##### Supplied information #####
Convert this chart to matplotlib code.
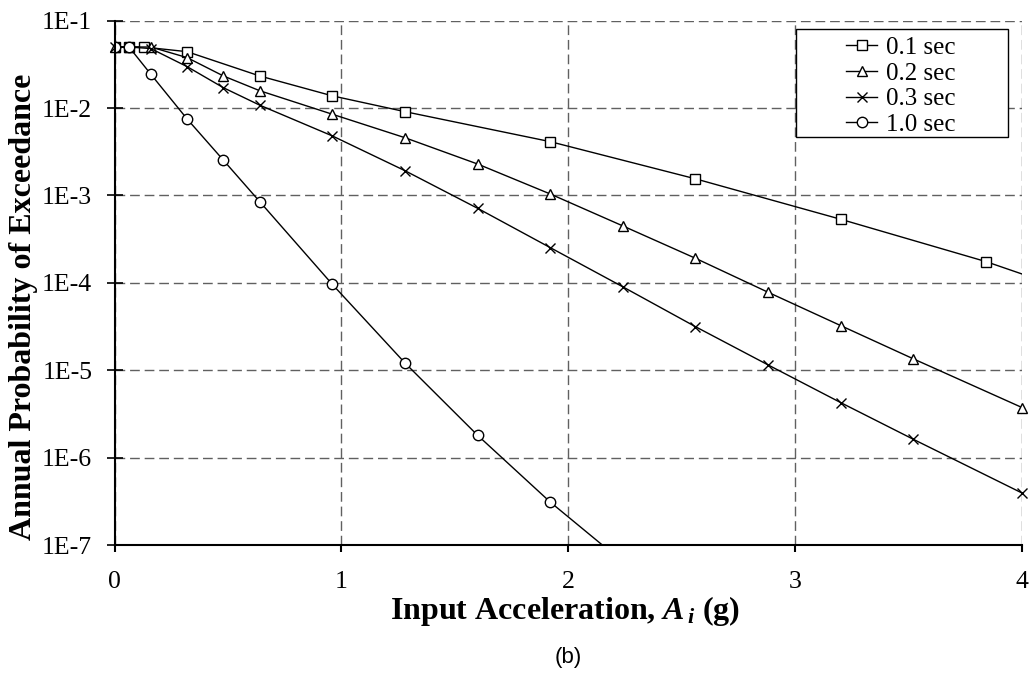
import numpy as np
import matplotlib
matplotlib.use("Agg")
import matplotlib.pyplot as plt
from matplotlib.patches import Rectangle
from matplotlib.ticker import FixedLocator, FuncFormatter, NullLocator

plt.rcParams['font.family'] = ['Liberation Serif', 'DejaVu Serif']
plt.rcParams['mathtext.fontset'] = 'custom'
plt.rcParams['mathtext.it'] = 'Liberation Serif:italic:bold'
plt.rcParams['mathtext.bf'] = 'Liberation Serif:bold'
plt.rcParams['mathtext.rm'] = 'Liberation Serif:bold'

# input acceleration (g) and annual probability of exceedance
acc_01 = [0, 0.064, 0.128, 0.32, 0.64, 0.96, 1.28, 1.92, 2.56, 3.2, 3.84, 4.48]
prob_01 = [0.05, 0.05, 0.05, 0.0442, 0.0233, 0.0138, 0.0091, 0.00413, 0.00155,
           0.000534, 0.000175, 4.7e-5]

acc_02 = [0, 0.064, 0.16, 0.32, 0.48, 0.64, 0.96, 1.28, 1.6, 1.92, 2.24, 2.56,
          2.88, 3.2, 3.52, 4.0]
prob_02 = [0.05, 0.05, 0.05, 0.0378, 0.0233, 0.0158, 0.0085, 0.00458, 0.00229,
           0.00104, 0.000448, 0.000191, 7.8e-5, 3.24e-5, 1.35e-5, 3.73e-6]

acc_03 = [0, 0.064, 0.16, 0.32, 0.48, 0.64, 0.96, 1.28, 1.6, 1.92, 2.24, 2.56,
          2.88, 3.2, 3.52, 4.0]
prob_03 = [0.05, 0.05, 0.048, 0.0298, 0.0171, 0.0108, 0.0048, 0.00192, 0.000713,
           0.000253, 9.0e-5, 3.15e-5, 1.15e-5, 4.26e-6, 1.62e-6, 3.92e-7]

acc_10 = [0, 0.064, 0.16, 0.32, 0.48, 0.64, 0.96, 1.28, 1.6, 1.92, 2.24]
prob_10 = [0.05, 0.05, 0.0244, 0.0075, 0.00253, 0.00085, 9.6e-5, 1.21e-5,
           1.8e-6, 3.1e-7, 6.4e-8]

labels = ['0.1 sec', '0.2 sec', '0.3 sec', '1.0 sec']
x_ticks = [0, 1, 2, 3, 4]
y_ticks = [1e-7, 1e-6, 1e-5, 1e-4, 1e-3, 1e-2, 1e-1]

W, H = 1031, 675
fig = plt.figure(figsize=(W / 100, H / 100), dpi=100)
x0, x1, ytop, ybot = 114.5, 1022.3, 20.7, 545
ax = fig.add_axes([x0 / W, 1 - ybot / H, (x1 - x0) / W, (ybot - ytop) / H])

style = dict(color='black', lw=1.0, markersize=7.5, markeredgewidth=1.0,
             markerfacecolor='white', markeredgecolor='black')
ax.plot(acc_01, prob_01, marker='s', label=labels[0], **style)
ax.plot(acc_02, prob_02, marker='^', label=labels[1], clip_on=False, **style)
ax.plot(acc_03, prob_03, marker='x', label=labels[2], clip_on=False, **style)
ax.plot(acc_10, prob_10, marker='o', label=labels[3], **style)

ax.set_yscale('log')
ax.set_xlim(0, 4)
ax.set_ylim(1e-7, 1e-1)
ax.xaxis.set_major_locator(FixedLocator(x_ticks))
ax.yaxis.set_major_locator(FixedLocator(y_ticks))
ax.yaxis.set_minor_locator(NullLocator())
ax.yaxis.set_major_formatter(FuncFormatter(lambda v, p: '1E%d' % round(np.log10(v))))
ax.xaxis.set_major_formatter(FuncFormatter(lambda v, p: '%d' % v))

ax.grid(True, which='major', color='#606060', lw=1.0, ls=(0, (7, 3.5)))
for s in ['top', 'right']:
    ax.spines[s].set_visible(False)
for s in ['left', 'bottom']:
    ax.spines[s].set_linewidth(1.5)

ax.tick_params(axis='y', direction='inout', length=12, width=1.2, pad=10,
               labelsize=18.5)
ax.tick_params(axis='x', direction='out', length=5, width=1.5, pad=14,
               labelsize=18.5)

fig.text(24 / W, 1 - 307 / H, 'Annual Probability of Exceedance', rotation=90,
         ha='center', va='center', fontsize=23, fontweight='bold')
fig.text(565 / W, 1 - 611 / H, r'Input Acceleration, $A_{\,i}$ (g)',
         ha='center', va='center', fontsize=23, fontweight='bold')
fig.text(568 / W, 1 - 657 / H, '(b)', ha='center', va='center', fontsize=16,
         family='Liberation Sans')

leg = ax.legend(loc='upper left', bbox_to_anchor=(0.806, 0.970), frameon=False,
                fontsize=18, handlelength=1.25, handletextpad=0.35,
                labelspacing=0.13, borderpad=0, borderaxespad=0)
ax.add_patch(Rectangle((0.7507, 0.778), 0.2335, 0.206, transform=ax.transAxes,
                       facecolor='white', edgecolor='black', lw=1.0, zorder=4))
leg.set_zorder(5)

fig.savefig('out.png', dpi=100)
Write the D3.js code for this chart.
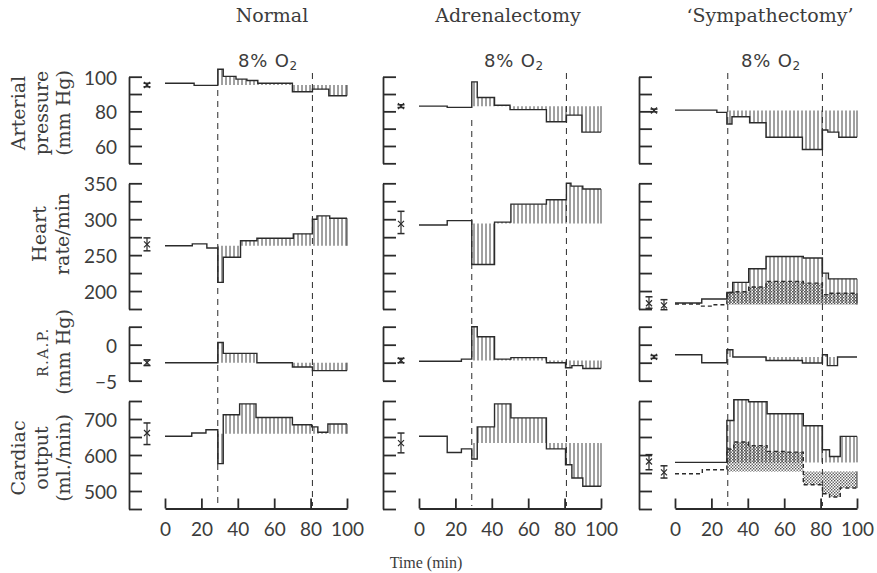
#####
● **Exercise**: Restate word for word every line from the top of the entries above to the line with "from matplotlib.ticker import", inclusive, and skip any pictures.

● **Written reply**:
Convert this chart to matplotlib code.
import numpy as np
import matplotlib
matplotlib.use("Agg")
import matplotlib.pyplot as plt
from matplotlib.patches import Rectangle
from matplotlib.ticker import FixedLocator, FuncFormatter, NullLocator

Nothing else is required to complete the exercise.